Nodes<Integer> node2_2_1 = new Nodes<>(17);
Nodes<Integer> node2_2_2 = new Nodes<>(6);
node2_2_1.right = node2_2_2;
node1_1_3.down = node2_2_1;
Nodes<Integer> node3_1_1 = new Nodes<>(2);
node2_1_2.down = node3_1_1;
Nodes<Integer> node3_2_1 = new Nodes<>(16);
node2_1_3.down = node3_2_1;
Nodes<Integer> node3_3_1 = new Nodes<>(9);
Nodes<Integer> node3_3_2 = new Nodes<>(8);
node3_3_1.right = node3_3_2;
node2_2_1.down = node3_3_1;
Nodes<Integer> node4_1_1 = new Nodes<>(3);
node3_2_1.down = node4_1_1;
Nodes<Integer> node4_2_1 = new Nodes<>(19);
Nodes<Integer> node4_2_2 = new Nodes<>(15);
node4_2_1.right = node4_2_2;
node3_3_1.down = node4_2_1;
assertEquals(Arrays.asList(10,5,12,7,11,4,20,13,17,6,2,16,9,8,3,19,15), FlattenMultiLevelList.flatten(node1_1_1));
}
}
2 Answers 2
What you have here is a right-only in order traversal of your "tree". This means you will have to FIFO-Queue the discovered down nodes to continue from, when you can't traverse right anymore.
Your code nicely reflects this, but I have some comments, especially concerning style and naming:
if (currNode.down != null) { nodeHead.add(currNode.down); }
IMO you put too much in this line at once, especially when your currNode cannot be nicely read out loud.
I do this as a sanity check for my variable names:
read them out loud, when you can't the name is gruesome,
when it sounds silly, the name is bad,
and only when you can read your complete variable name, without sounding Czech, your names are good.
In accordance to that "policy" I'd rename currNode to currentNode or even better traversalNode.
Something similar goes for your nodeHead. I set as a goal for myself:
If anybody (not even programmer) can read the name, and instantly tell what the variable, class, interface [...] does, it's good. If a programmer can read the name and instantly tell, it's acceptable, all other names are subject to renaming.
If you hadn't provided the nice graphic, I'd have no clue what nodeHead does.
I'd rename to remainingTraversalHeads or something similar.
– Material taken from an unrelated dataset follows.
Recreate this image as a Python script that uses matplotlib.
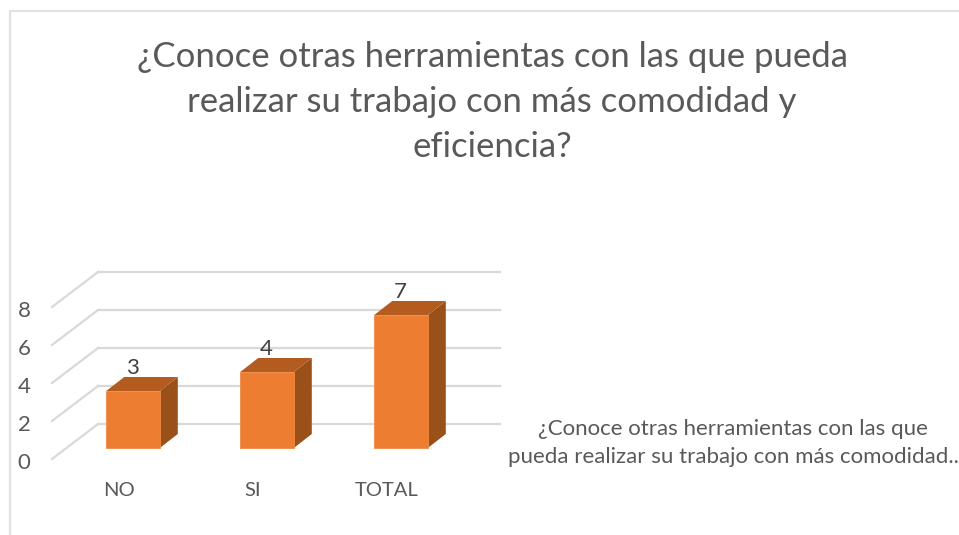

Additionally to already made points I personally prefer having blocks separate.
The code from above becomes:
if (traversalNode.down != null) {
remainingTraversalHeads.add(traversalNode.down);
}
With just these two renames, a little styling and the comments removed, your flatten method becomes:
public static <T> List<T> flatten(Nodes<T> node) {
final List<T> flattenedList = new ArrayList<>();
final Queue<T> remainingTraversalHeads = new LinkedList<>();
remainingTraversalHeads.add(node);
while (!remainingTraversalHeads.isEmpty()) {
Nodes<T> traversalNode = remainingTraversalHeads.poll();
while (traversalNode != null) {
if (traversalNode.down != null) {
remainingTraversalHeads.add(traversalNode.down);
}
flattenedList.add(traversalNode.item);
traversalNode = traversalNode.right;
}
}
return flattenedList;
}
This code IMO is more obvious in it's intention and behaviour.
If I got it right, then this is in fact \$O(n)\$ complexity.
@Vogel612 has pretty much got everything covered.
The only change I'd make is to add commentary with regards to input and output parameters...
And I'd rename the argument from node to headNode or head because you don't just want any node, you want the head node so you can flatten the entire list. Any nodes not under the supplied node wouldn't get flattened.